— START DATASET SECTION —
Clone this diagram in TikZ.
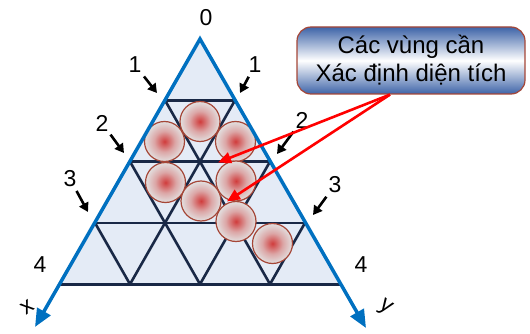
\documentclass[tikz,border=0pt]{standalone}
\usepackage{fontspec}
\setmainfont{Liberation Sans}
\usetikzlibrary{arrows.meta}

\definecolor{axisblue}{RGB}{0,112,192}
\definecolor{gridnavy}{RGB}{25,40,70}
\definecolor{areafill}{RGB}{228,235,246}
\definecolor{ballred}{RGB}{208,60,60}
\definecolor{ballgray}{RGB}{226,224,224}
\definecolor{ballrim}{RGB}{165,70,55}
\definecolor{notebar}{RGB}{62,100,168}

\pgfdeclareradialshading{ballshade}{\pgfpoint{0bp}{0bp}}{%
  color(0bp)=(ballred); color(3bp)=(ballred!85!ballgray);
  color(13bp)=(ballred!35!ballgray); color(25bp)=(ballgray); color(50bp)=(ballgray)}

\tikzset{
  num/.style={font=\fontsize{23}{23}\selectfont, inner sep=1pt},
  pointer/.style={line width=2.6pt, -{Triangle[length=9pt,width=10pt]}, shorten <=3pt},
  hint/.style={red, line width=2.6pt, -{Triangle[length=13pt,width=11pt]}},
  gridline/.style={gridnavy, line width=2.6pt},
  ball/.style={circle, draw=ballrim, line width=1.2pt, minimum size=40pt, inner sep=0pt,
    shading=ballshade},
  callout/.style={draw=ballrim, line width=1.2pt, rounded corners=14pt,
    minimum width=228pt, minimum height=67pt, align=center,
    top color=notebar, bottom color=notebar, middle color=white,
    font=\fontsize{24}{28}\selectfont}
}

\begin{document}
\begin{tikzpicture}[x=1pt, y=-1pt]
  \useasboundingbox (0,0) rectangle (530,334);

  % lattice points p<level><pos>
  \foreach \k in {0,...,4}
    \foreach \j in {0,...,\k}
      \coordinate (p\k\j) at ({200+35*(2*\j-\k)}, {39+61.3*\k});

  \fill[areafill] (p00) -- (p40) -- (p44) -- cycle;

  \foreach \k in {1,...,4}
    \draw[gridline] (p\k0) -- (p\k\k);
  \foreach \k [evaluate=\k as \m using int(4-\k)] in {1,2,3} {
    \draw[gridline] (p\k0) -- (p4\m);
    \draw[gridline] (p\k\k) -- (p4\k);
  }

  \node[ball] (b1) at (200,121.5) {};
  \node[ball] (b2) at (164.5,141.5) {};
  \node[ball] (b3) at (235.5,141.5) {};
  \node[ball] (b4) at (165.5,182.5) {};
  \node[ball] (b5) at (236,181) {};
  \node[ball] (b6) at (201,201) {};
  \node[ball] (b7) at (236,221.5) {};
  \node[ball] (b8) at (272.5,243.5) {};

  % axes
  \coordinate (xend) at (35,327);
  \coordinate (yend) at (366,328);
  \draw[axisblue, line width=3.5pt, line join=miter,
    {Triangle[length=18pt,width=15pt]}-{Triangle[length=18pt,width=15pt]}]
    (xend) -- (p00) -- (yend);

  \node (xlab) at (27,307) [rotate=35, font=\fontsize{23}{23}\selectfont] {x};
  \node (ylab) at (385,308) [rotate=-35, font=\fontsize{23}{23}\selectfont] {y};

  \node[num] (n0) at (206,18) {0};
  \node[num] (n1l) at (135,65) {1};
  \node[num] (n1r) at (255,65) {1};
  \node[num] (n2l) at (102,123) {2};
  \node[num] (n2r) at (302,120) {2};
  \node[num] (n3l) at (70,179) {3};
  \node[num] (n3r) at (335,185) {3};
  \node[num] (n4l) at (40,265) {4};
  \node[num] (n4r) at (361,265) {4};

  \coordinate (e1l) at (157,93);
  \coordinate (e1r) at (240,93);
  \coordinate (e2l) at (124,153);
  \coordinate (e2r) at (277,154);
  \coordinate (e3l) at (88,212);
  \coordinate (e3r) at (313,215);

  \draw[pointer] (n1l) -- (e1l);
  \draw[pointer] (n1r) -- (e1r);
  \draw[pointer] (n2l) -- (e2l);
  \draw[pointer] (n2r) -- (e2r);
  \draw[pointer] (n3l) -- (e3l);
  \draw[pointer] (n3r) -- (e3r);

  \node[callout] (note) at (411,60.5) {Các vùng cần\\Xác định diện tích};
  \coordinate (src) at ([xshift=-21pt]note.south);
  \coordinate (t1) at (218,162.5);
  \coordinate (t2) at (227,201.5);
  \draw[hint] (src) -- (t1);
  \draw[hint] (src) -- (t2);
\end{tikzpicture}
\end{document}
— END DATASET SECTION —
_WHAT THIS TASK INVOLVES_:
Transcribe the listing in full and omit the pictures.

_RESPONSE FOR THIS EXERCISE_:
Clone this diagram in TikZ.
\documentclass[tikz,border=0pt]{standalone}
\usepackage{fontspec}
\setmainfont{Liberation Sans}
\usetikzlibrary{arrows.meta}

\definecolor{axisblue}{RGB}{0,112,192}
\definecolor{gridnavy}{RGB}{25,40,70}
\definecolor{areafill}{RGB}{228,235,246}
\definecolor{ballred}{RGB}{208,60,60}
\definecolor{ballgray}{RGB}{226,224,224}
\definecolor{ballrim}{RGB}{165,70,55}
\definecolor{notebar}{RGB}{62,100,168}

\pgfdeclareradialshading{ballshade}{\pgfpoint{0bp}{0bp}}{%
  color(0bp)=(ballred); color(3bp)=(ballred!85!ballgray);
  color(13bp)=(ballred!35!ballgray); color(25bp)=(ballgray); color(50bp)=(ballgray)}

\tikzset{
  num/.style={font=\fontsize{23}{23}\selectfont, inner sep=1pt},
  pointer/.style={line width=2.6pt, -{Triangle[length=9pt,width=10pt]}, shorten <=3pt},
  hint/.style={red, line width=2.6pt, -{Triangle[length=13pt,width=11pt]}},
  gridline/.style={gridnavy, line width=2.6pt},
  ball/.style={circle, draw=ballrim, line width=1.2pt, minimum size=40pt, inner sep=0pt,
    shading=ballshade},
  callout/.style={draw=ballrim, line width=1.2pt, rounded corners=14pt,
    minimum width=228pt, minimum height=67pt, align=center,
    top color=notebar, bottom color=notebar, middle color=white,
    font=\fontsize{24}{28}\selectfont}
}

\begin{document}
\begin{tikzpicture}[x=1pt, y=-1pt]
  \useasboundingbox (0,0) rectangle (530,334);

  % lattice points p<level><pos>
  \foreach \k in {0,...,4}
    \foreach \j in {0,...,\k}
      \coordinate (p\k\j) at ({200+35*(2*\j-\k)}, {39+61.3*\k});

  \fill[areafill] (p00) -- (p40) -- (p44) -- cycle;

  \foreach \k in {1,...,4}
    \draw[gridline] (p\k0) -- (p\k\k);
  \foreach \k [evaluate=\k as \m using int(4-\k)] in {1,2,3} {
    \draw[gridline] (p\k0) -- (p4\m);
    \draw[gridline] (p\k\k) -- (p4\k);
  }

  \node[ball] (b1) at (200,121.5) {};
  \node[ball] (b2) at (164.5,141.5) {};
  \node[ball] (b3) at (235.5,141.5) {};
  \node[ball] (b4) at (165.5,182.5) {};
  \node[ball] (b5) at (236,181) {};
  \node[ball] (b6) at (201,201) {};
  \node[ball] (b7) at (236,221.5) {};
  \node[ball] (b8) at (272.5,243.5) {};

  % axes
  \coordinate (xend) at (35,327);
  \coordinate (yend) at (366,328);
  \draw[axisblue, line width=3.5pt, line join=miter,
    {Triangle[length=18pt,width=15pt]}-{Triangle[length=18pt,width=15pt]}]
    (xend) -- (p00) -- (yend);

  \node (xlab) at (27,307) [rotate=35, font=\fontsize{23}{23}\selectfont] {x};
  \node (ylab) at (385,308) [rotate=-35, font=\fontsize{23}{23}\selectfont] {y};

  \node[num] (n0) at (206,18) {0};
  \node[num] (n1l) at (135,65) {1};
  \node[num] (n1r) at (255,65) {1};
  \node[num] (n2l) at (102,123) {2};
  \node[num] (n2r) at (302,120) {2};
  \node[num] (n3l) at (70,179) {3};
  \node[num] (n3r) at (335,185) {3};
  \node[num] (n4l) at (40,265) {4};
  \node[num] (n4r) at (361,265) {4};

  \coordinate (e1l) at (157,93);
  \coordinate (e1r) at (240,93);
  \coordinate (e2l) at (124,153);
  \coordinate (e2r) at (277,154);
  \coordinate (e3l) at (88,212);
  \coordinate (e3r) at (313,215);

  \draw[pointer] (n1l) -- (e1l);
  \draw[pointer] (n1r) -- (e1r);
  \draw[pointer] (n2l) -- (e2l);
  \draw[pointer] (n2r) -- (e2r);
  \draw[pointer] (n3l) -- (e3l);
  \draw[pointer] (n3r) -- (e3r);

  \node[callout] (note) at (411,60.5) {Các vùng cần\\Xác định diện tích};
  \coordinate (src) at ([xshift=-21pt]note.south);
  \coordinate (t1) at (218,162.5);
  \coordinate (t2) at (227,201.5);
  \draw[hint] (src) -- (t1);
  \draw[hint] (src) -- (t2);
\end{tikzpicture}
\end{document}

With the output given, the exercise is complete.